The Implications of low Inflation

04.10.19 Publication:

We are living in a world of seemingly permanently low inflation. It is quite a contrast, at
least for Europe and North America, to the world of the 1970s, 1980s and even 1990s. But it
means that the rest of the developed world is converging on the Japanese experience.

When the European Central Bank and the Federal Reserve Board began their massive
monetary expansions after the 2008 Lehman Shock, many critics, including many
Republicans now closely associated with the Trump administration, warned of the risk of
inflation. Yet now, a decade later, as both central banks find themselves forced to cut
interest rates (in the Fed’s case) and to re-start quantitative easing (at the ECB) no one is
worrying about inflation. In fact, President Trump himself is complaining that the Fed is
proving too slow to resume credit expansion, not too fast.

Low inflation is good for business: price stability brings greater certainty, making planning
easier.

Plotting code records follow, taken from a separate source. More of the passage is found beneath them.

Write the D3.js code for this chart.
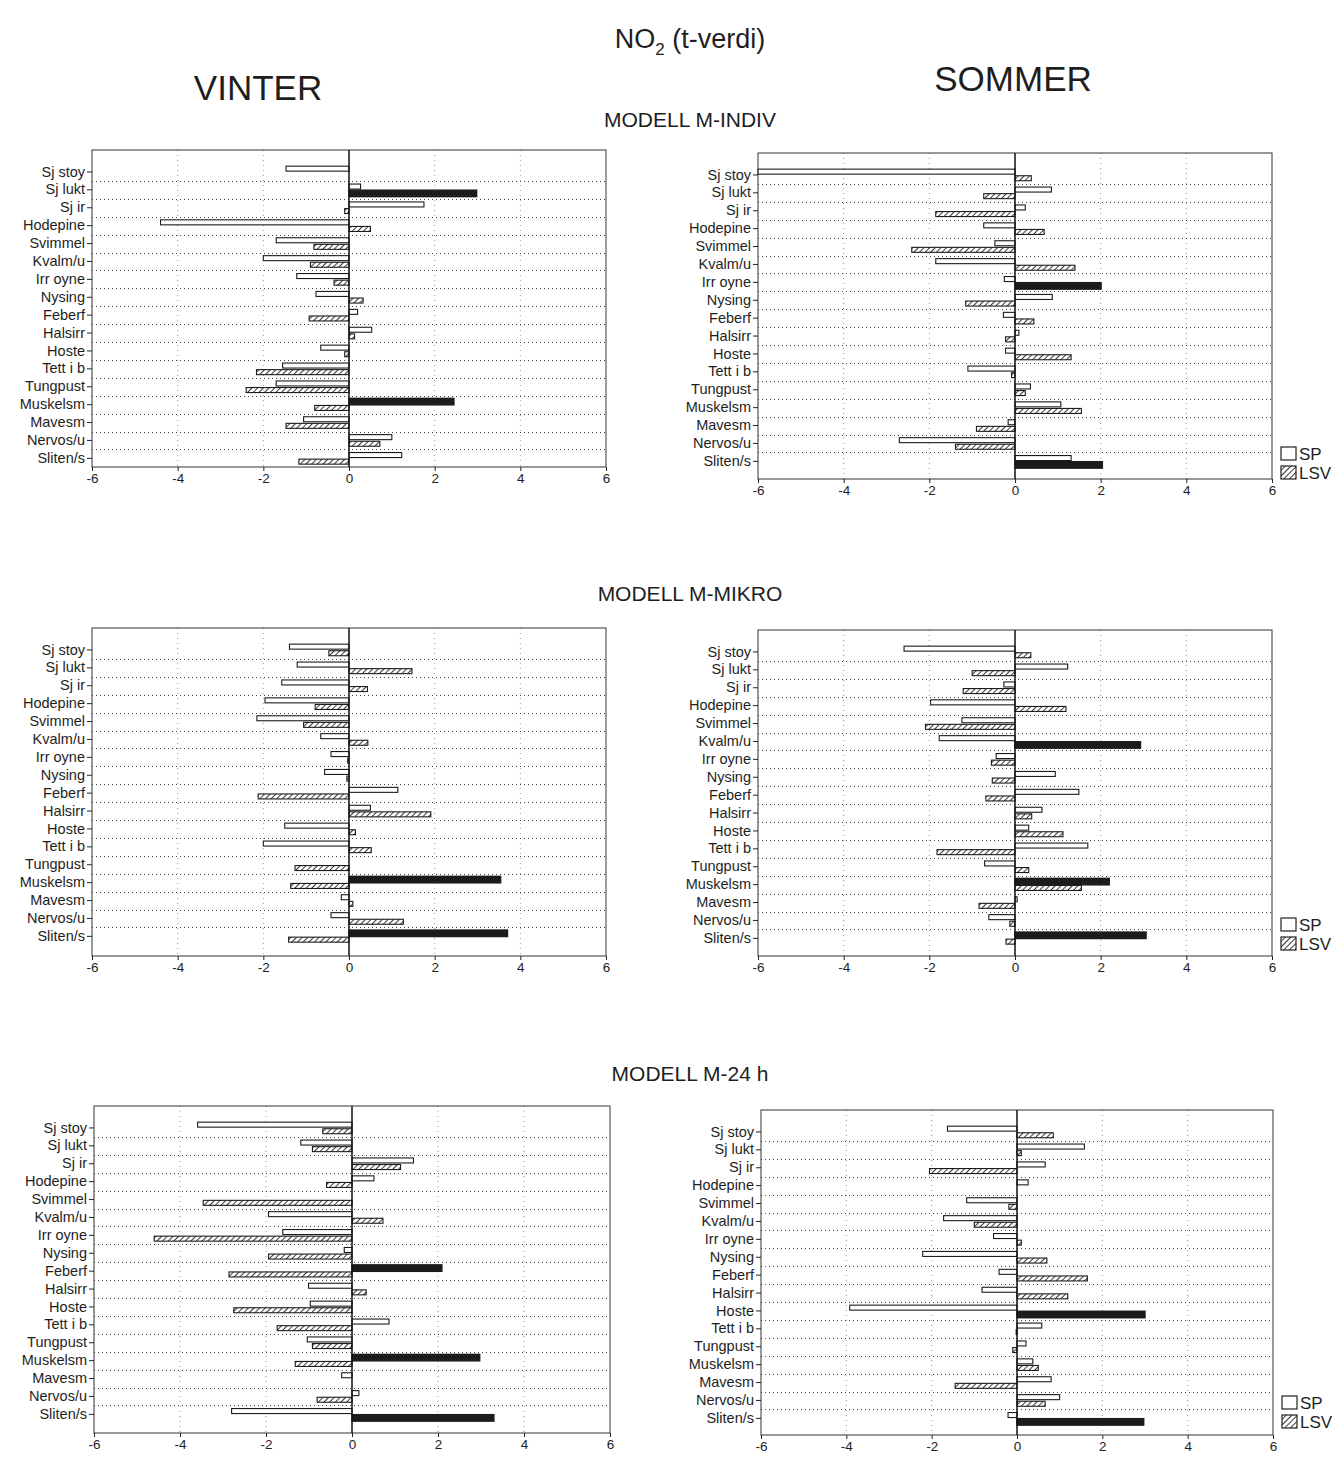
<!DOCTYPE html>
<html>
<head>
<meta charset="utf-8">
<script src="https://cdn.jsdelivr.net/npm/d3@7/dist/d3.min.js"></script>
<style>
  body { margin: 0; background: #fff; }
  svg { display: block; }
  text { font-family: "Liberation Sans", Arial, sans-serif; fill: #1e1e1e; }
</style>
</head>
<body>
<svg id="chart" width="1342" height="1458"></svg>
<script>
// Symptom categories (y axis), top to bottom
const categories = ["Sj stoy", "Sj lukt", "Sj ir", "Hodepine", "Svimmel", "Kvalm/u", "Irr oyne",
  "Nysing", "Feberf", "Halsirr", "Hoste", "Tett i b", "Tungpust", "Muskelsm", "Mavesm",
  "Nervos/u", "Sliten/s"];
const tickValues = [-6, -4, -2, 0, 2, 4, 6];
const seriesNames = ["SP", "LSV"];
const significance = 1.96;

// t-values, model M-INDIV
const vinterIndivSP  = [-1.47, 0.27, 1.75, -4.40, -1.70, -2.00, -1.22, -0.77, 0.20, 0.53, -0.66, -1.55, -1.70, 2.45, -1.06, 1.00, 1.23];
const vinterIndivLSV = [0.00, 2.98, -0.10, 0.50, -0.82, -0.90, -0.35, 0.33, -0.93, 0.13, -0.10, -2.16, -2.40, -0.80, -1.47, 0.72, -1.17];
const sommerIndivSP  = [-6.00, 0.85, 0.24, -0.73, -0.47, -1.85, -0.25, 0.87, -0.27, 0.09, -0.22, -1.10, 0.36, 1.07, -0.16, -2.70, 1.31];
const sommerIndivLSV = [0.38, -0.73, -1.85, 0.68, -2.41, 1.40, 2.01, -1.15, 0.44, -0.22, 1.31, -0.08, 0.24, 1.55, -0.90, -1.39, 2.04];

// t-values, model M-MIKRO
const vinterMikroSP  = [-1.39, -1.21, -1.57, -1.96, -2.15, -0.66, -0.42, -0.57, 1.14, 0.50, -1.50, -2.00, 0.00, 3.54, -0.18, -0.42, 3.70];
const vinterMikroLSV = [-0.47, 1.47, 0.43, -0.79, -1.06, 0.44, -0.03, -0.05, -2.12, 1.91, 0.15, 0.52, -1.26, -1.36, 0.09, 1.27, -1.41];
const sommerMikroSP  = [-2.59, 1.23, -0.26, -1.97, -1.24, -1.77, -0.44, 0.94, 1.49, 0.63, 0.32, 1.70, -0.71, 2.20, 0.05, -0.61, 3.06];
const sommerMikroLSV = [0.37, -1.00, -1.21, 1.19, -2.09, 2.93, -0.55, -0.53, -0.68, 0.39, 1.12, -1.82, 0.32, 1.55, -0.84, -0.12, -0.21];

// t-values, model M-24 h
const vinter24hSP  = [-3.59, -1.19, 1.43, 0.51, 0.00, -1.94, -1.61, -0.18, 2.09, -1.01, -0.97, 0.86, -1.04, 2.97, -0.24, 0.16, -2.80];
const vinter24hLSV = [-0.68, -0.92, 1.13, -0.59, -3.46, 0.72, -4.60, -1.94, -2.86, 0.33, -2.75, -1.74, -0.92, -1.32, 0.00, -0.81, 3.30];
const sommer24hSP  = [-1.63, 1.58, 0.66, 0.26, -1.18, -1.72, -0.55, -2.21, -0.42, -0.82, -3.92, 0.58, 0.21, 0.37, 0.80, 1.00, -0.21];
const sommer24hLSV = [0.85, 0.10, -2.05, 0.00, -0.19, -1.00, 0.10, 0.70, 1.65, 1.19, 3.00, -0.02, -0.10, 0.50, -1.45, 0.66, 2.97];

const svg = d3.select("#chart");
const defs = svg.append("defs");
defs.append("pattern")
    .attr("id", "hatch")
    .attr("patternUnits", "userSpaceOnUse")
    .attr("width", 4).attr("height", 4)
    .attr("patternTransform", "rotate(45)")
  .append("line")
    .attr("x1", 0).attr("y1", 0).attr("x2", 0).attr("y2", 4)
    .attr("stroke", "#222").attr("stroke-width", 1.8);

// Headings
const title = svg.append("text").attr("x", 690).attr("y", 48)
  .attr("text-anchor", "middle").style("font-size", "27px");
title.append("tspan").text("NO");
title.append("tspan").attr("dy", 7).style("font-size", "17px").text("2");
title.append("tspan").attr("dy", -7).text(" (t-verdi)");

svg.append("text").attr("x", 258).attr("y", 100).attr("text-anchor", "middle")
  .style("font-size", "35px").text("VINTER");
svg.append("text").attr("x", 1013).attr("y", 91).attr("text-anchor", "middle")
  .style("font-size", "35px").text("SOMMER");

const models = [
  { name: "MODELL M-INDIV", y: 127 },
  { name: "MODELL M-MIKRO", y: 601 },
  { name: "MODELL M-24 h",  y: 1081 }
];
models.forEach(m => svg.append("text").attr("x", 690).attr("y", m.y)
  .attr("text-anchor", "middle").style("font-size", "21px").text(m.name));

// Panel frames
const panels = [
  { sp: vinterIndivSP, lsv: vinterIndivLSV, x0: 92,  x1: 606,  top: 150,  bottom: 467 },
  { sp: sommerIndivSP, lsv: sommerIndivLSV, x0: 758, x1: 1272, top: 153,  bottom: 479, legendY: 447 },
  { sp: vinterMikroSP, lsv: vinterMikroLSV, x0: 92,  x1: 606,  top: 628,  bottom: 956 },
  { sp: sommerMikroSP, lsv: sommerMikroLSV, x0: 758, x1: 1272, top: 630,  bottom: 956, legendY: 918 },
  { sp: vinter24hSP,   lsv: vinter24hLSV,   x0: 94,  x1: 610,  top: 1106, bottom: 1433 },
  { sp: sommer24hSP,   lsv: sommer24hLSV,   x0: 761, x1: 1273, top: 1110, bottom: 1435, legendY: 1396 }
];

const step = 17.9;
const padTop = 13;

panels.forEach(p => {
  const g = svg.append("g");
  const x = d3.scaleLinear().domain([-6, 6]).range([p.x0, p.x1]);
  const y = d3.scaleBand().domain(categories)
    .range([p.top + padTop, p.top + padTop + step * categories.length]);
  const bottom = p.bottom;

  // vertical grid
  g.append("g").selectAll("line").data(tickValues.filter(t => t !== 0 && Math.abs(t) !== 6))
    .join("line")
    .attr("x1", d => x(d)).attr("x2", d => x(d))
    .attr("y1", p.top).attr("y2", bottom)
    .attr("stroke", "#9a9a9a").attr("stroke-width", 1).attr("stroke-dasharray", "1,4");

  // horizontal grid between categories
  g.append("g").selectAll("line").data(categories.slice(1))
    .join("line")
    .attr("x1", p.x0).attr("x2", p.x1)
    .attr("y1", d => Math.round(y(d)) + 0.5).attr("y2", d => Math.round(y(d)) + 0.5)
    .attr("stroke", "#444").attr("stroke-width", 1).attr("stroke-dasharray", "1,3");

  // frame
  g.append("rect").attr("x", p.x0).attr("y", p.top)
    .attr("width", p.x1 - p.x0).attr("height", bottom - p.top)
    .attr("fill", "none").attr("stroke", "#333").attr("stroke-width", 1);

  // bars
  const rows = categories.map((c, i) => ({ c, sp: p.sp[i], lsv: p.lsv[i] }));
  const barH = 5;
  const drawBars = (key, offset, baseFill) => {
    g.append("g").selectAll("rect").data(rows.filter(r => r[key] !== 0))
      .join("rect")
      .attr("x", d => x(Math.min(0, d[key])))
      .attr("width", d => Math.max(1, Math.abs(x(d[key]) - x(0))))
      .attr("y", d => {
        const strong = d[key] >= significance;
        return y(d.c) + y.bandwidth() / 2 + offset - (strong ? 0.5 : 0);
      })
      .attr("height", d => d[key] >= significance ? barH + 1.5 : barH)
      .attr("fill", d => d[key] >= significance ? "#1c1c1c" : baseFill)
      .attr("stroke", "#1c1c1c")
      .attr("stroke-width", d => d[key] >= significance ? 1.4 : 1.1);
  };
  drawBars("sp", -barH - 0.8, "#fff");
  drawBars("lsv", 0.8, "url(#hatch)");

  // zero line
  g.append("line").attr("x1", x(0)).attr("x2", x(0))
    .attr("y1", p.top).attr("y2", bottom)
    .attr("stroke", "#111").attr("stroke-width", 1.5);

  // category axis
  const yAxis = d3.axisLeft(y).tickSize(5).tickPadding(2);
  const ya = g.append("g").attr("transform", `translate(${p.x0},0)`).call(yAxis);
  ya.select(".domain").remove();
  ya.selectAll("line").attr("stroke", "#222");
  ya.selectAll("text").style("font-size", "14.5px").attr("fill", "#1e1e1e")
    .style("font-family", "'Liberation Sans', Arial, sans-serif");

  // value axis
  const xAxis = d3.axisBottom(x).tickValues(tickValues).tickSize(4).tickPadding(2)
    .tickFormat(d => String(d));
  const xa = g.append("g").attr("transform", `translate(0,${bottom})`).call(xAxis);
  xa.select(".domain").remove();
  xa.selectAll("line").attr("stroke", "#222");
  xa.selectAll("text").style("font-size", "13.5px").attr("fill", "#1e1e1e")
    .style("font-family", "'Liberation Sans', Arial, sans-serif");

  // legend
  if (p.legendY !== undefined) {
    const lg = g.append("g").attr("transform", `translate(${p.x1 + 9},${p.legendY})`);
    seriesNames.forEach((name, i) => {
      lg.append("rect").attr("x", 0).attr("y", i * 19)
        .attr("width", 15).attr("height", 13)
        .attr("fill", i === 0 ? "#fff" : "url(#hatch)")
        .attr("stroke", "#222").attr("stroke-width", 1.2);
      lg.append("text").attr("x", 18).attr("y", i * 19 + 13)
        .style("font-size", "17px").text(name);
    });
  }
});
</script>
</body>
</html>
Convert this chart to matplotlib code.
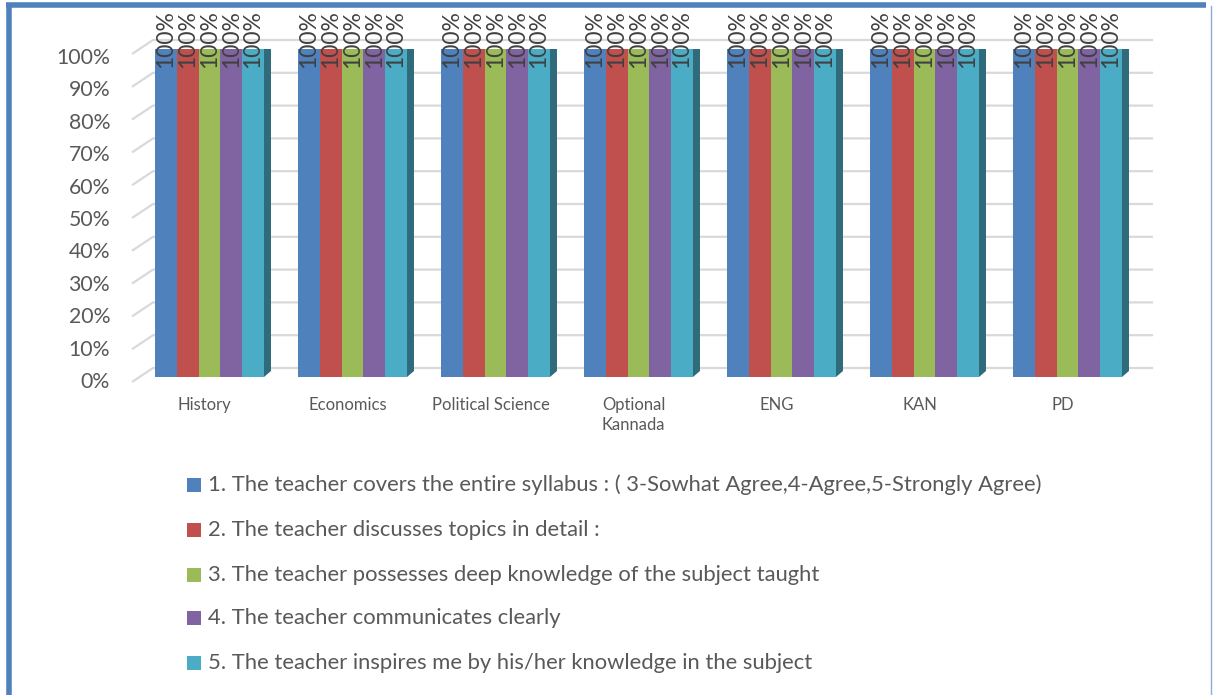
import numpy as np
import matplotlib
matplotlib.use("Agg")
import matplotlib.pyplot as plt
from matplotlib.patches import Polygon, Rectangle
from matplotlib.lines import Line2D
from matplotlib.colors import to_rgb

subjects = ["History", "Economics", "Political Science", "Optional\nKannada", "ENG", "KAN", "PD"]
series_names = [
    "1. The teacher covers the entire syllabus : ( 3-Sowhat Agree,4-Agree,5-Strongly Agree)",
    "2. The teacher discusses topics in detail :",
    "3. The teacher possesses deep knowledge of the subject taught",
    "4. The teacher communicates clearly",
    "5. The teacher inspires me by his/her knowledge in the subject",
]
# percent agreeing, one list per question, one value per subject
q1 = [100, 100, 100, 100, 100, 100, 100]
q2 = [100, 100, 100, 100, 100, 100, 100]
q3 = [100, 100, 100, 100, 100, 100, 100]
q4 = [100, 100, 100, 100, 100, 100, 100]
q5 = [100, 100, 100, 100, 100, 100, 100]
series_values = [q1, q2, q3, q4, q5]
y_ticks = [0, 10, 20, 30, 40, 50, 60, 70, 80, 90, 100]

colors = ["#4F81BD", "#C0504D", "#9BBB59", "#8064A2", "#4BACC6"]
FONT = "Lato"
W, H = 1213, 695


def shade(c, f):
    r, g, b = to_rgb(c)
    if f < 0:
        return (r * (1 + f), g * (1 + f), b * (1 + f))
    return (r + (1 - r) * f, g + (1 - g) * f, b + (1 - b) * f)


fig = plt.figure(figsize=(W / 100, H / 100), dpi=100)
fig.patch.set_facecolor("white")

# axes placed so that bar fronts map onto the reference pixels
left_px, right_px, bot_px, top_px = 132, 1153, 377, 49
ax = fig.add_axes([left_px / W, (H - bot_px) / H, (right_px - left_px) / W, (bot_px - top_px) / H])
sx = 143.0  # px per category
sy = (bot_px - top_px) / 100.0  # px per percent
x0 = (left_px - 209.5) / sx
x1 = (right_px - 209.5) / sx
ax.set_xlim(x0, x1)
ax.set_ylim(0, 100)
ax.axis("off")

# 3d-ish gridlines (front slant + back wall)
for v in y_ticks:
    ax.plot([x0, x0 + 21 / sx, x1], [v - 5 / sy, v + 9 / sy, v + 9 / sy],
            color="#D9D9D9", lw=1.6, zorder=0, clip_on=False, solid_capstyle="butt")
    # tick labels sit on a slightly tighter scale than the bar fronts
    lab_px = 382 - 3.24 * v
    ax.text((110 - 209.5) / sx, (bot_px - lab_px) / sy, f"{v}%", ha="right", va="center",
            fontsize=15.3, color="#595959", family=FONT)

n = len(series_values)
bw = 0.1524
dx, dy = 7 / sx, 6 / sy
xs = np.arange(len(subjects))
for k, vals in enumerate(series_values):
    xc = xs + (k - (n - 1) / 2) * bw
    ax.bar(xc, vals, width=bw, color=colors[k], zorder=4, linewidth=0)
    for xi, v in zip(xc, vals):
        xl, xr = xi - bw / 2, xi + bw / 2
        side = Polygon([(xr, 0), (xr + dx, dy), (xr + dx, v + dy), (xr, v)],
                       closed=True, facecolor=shade(colors[k], -0.38), edgecolor="none", zorder=2)
        top = Polygon([(xl, v), (xr, v), (xr + dx, v + dy), (xl + dx, v + dy)],
                      closed=True, facecolor=shade(colors[k], 0.12), edgecolor="none", zorder=3)
        ax.add_patch(side)
        ax.add_patch(top)
        ax.text(xi, v - 19 / sy, f"{v}%", rotation=90, ha="center", va="bottom",
                fontsize=16.5, color="#404040", family=FONT, zorder=6, clip_on=False)

for i, s in enumerate(subjects):
    ax.text(i - 5 / sx, -20 / sy, s, ha="center", va="top", fontsize=12,
            color="#595959", family=FONT, linespacing=1.3)

# legend
rows = [485, 530, 575, 618, 663]
for k, name in enumerate(series_names):
    yy = rows[k]
    fig.add_artist(Rectangle((187 / W, (H - yy - 7) / H), 14 / W, 14 / H,
                             transform=fig.transFigure, facecolor=colors[k], edgecolor="none"))
    fig.text(208 / W, (H - yy) / H, name, ha="left", va="center", fontsize=15.8,
             color="#595959", family=FONT)

# chart frame
blue = "#4F81BD"
fig.add_artist(Line2D([6 / W, 1206 / W], [(H - 4.5) / H, (H - 4.5) / H], color=blue, lw=4,
                      transform=fig.transFigure, solid_capstyle="butt"))
fig.add_artist(Line2D([9 / W, 9 / W], [0, (H - 2.5) / H], color=blue, lw=4,
                      transform=fig.transFigure, solid_capstyle="butt"))
fig.add_artist(Line2D([1211 / W, 1211 / W], [0, (H - 6) / H], color="#8EAADB", lw=1,
                      transform=fig.transFigure))

fig.savefig("out.png", dpi=100)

But, as the Japanese experience over the past 20 years shows, it can also bring
problems. And it can reflect policy mistakes too, both by governments themselves and by
the business organisations that seek to influence them.

We need first to reflect upon why inflation is so low, even at times of high employment or,
in Japan’s case, labour shortage. For many years, the aftermath of the financial crash could
be blamed for making businesses risk-averse hoarders of cash. That remains somewhat valid
in Europe and America but is now a poor explanation in Japan.

Two better explanations are demography and technology. Ageing populations, which are
now declining in Japan and some European countries too, have tended to depress consumer
demand as more people retire, a trend boosted in cases like Japan and Italy where the birth
rate has fallen low. Digital technology has lowered costs radically in many industries and
artificial intelligence promises to accelerate that process even further.

As we can be pretty sure our societies will carry on ageing for many decades and as the
advance of technology looks set to be rapid, these conditions of low inflation do look likely
to remain. But we can see also that in Japan government policy in the labour market,
encouraged by corporate advice and lobbying, has also contributed to this disinflationary,
even deflationary process. That is also where the chance exists to deal with some of the
associated problems.

The development of the dual labour market, divided between regular and non-regular
employees, has contributed greatly in Japan to the low level of wages and so to the
weakness of household demand. So too, as low wage levels became entrenched, did the
absence of any effective minimum wage: compared with minimum wage levels in Europe
and even in some parts of the United States, Japan’s minimum wage is remarkably low.

Power has shifted in all of our countries away from labour and towards capital, in other
words towards corporate profits and away from wages. That is a trend that can be viewed
neutrally, as simply an outcome of market forces. But it has consequences, especially at a
time when societies are ageing and technological progress is rapid. The main consequence is
that household demand growth becomes permanently weakened, which in turn means that
the market for consumer products becomes depressed.

That is what the Japanese experience shows. This weak household demand can also be seen
in several European countries, including Italy and Germany. Government intervention
cannot counter this trend completely, but it should be possible to reinforce the power of
labour and to help support wages in various ways.

Japan’s biggest mistake, in my view, has been to try to do this simply by calling for
companies to raise wages rather than by intervening directly in labour markets. As I have
written before in this column, with full employment and labour scarcity, a substantial
increase in the minimum wage would be one effective method. Another would be to restrict
the use of non-regular, short-term contracts for employees much more strictly than has yet
been attempted. Part-time work is popular among retired people and many married
women, so it would be wrong to restrict that. But intervention could boost regular
employment quite effectively.

Similar methods are going to be needed in the United States and Western Europe if low
inflation is not to become synonymous with low, slow economic growth. Central banks
cannot solve every problem. Public spending can help, but worries about public debts put
some limit on that too. Direct intervention in labour markets needs to be used as a strong,
supplementary tool. And if it boosts demand, this will end up being good for business, too.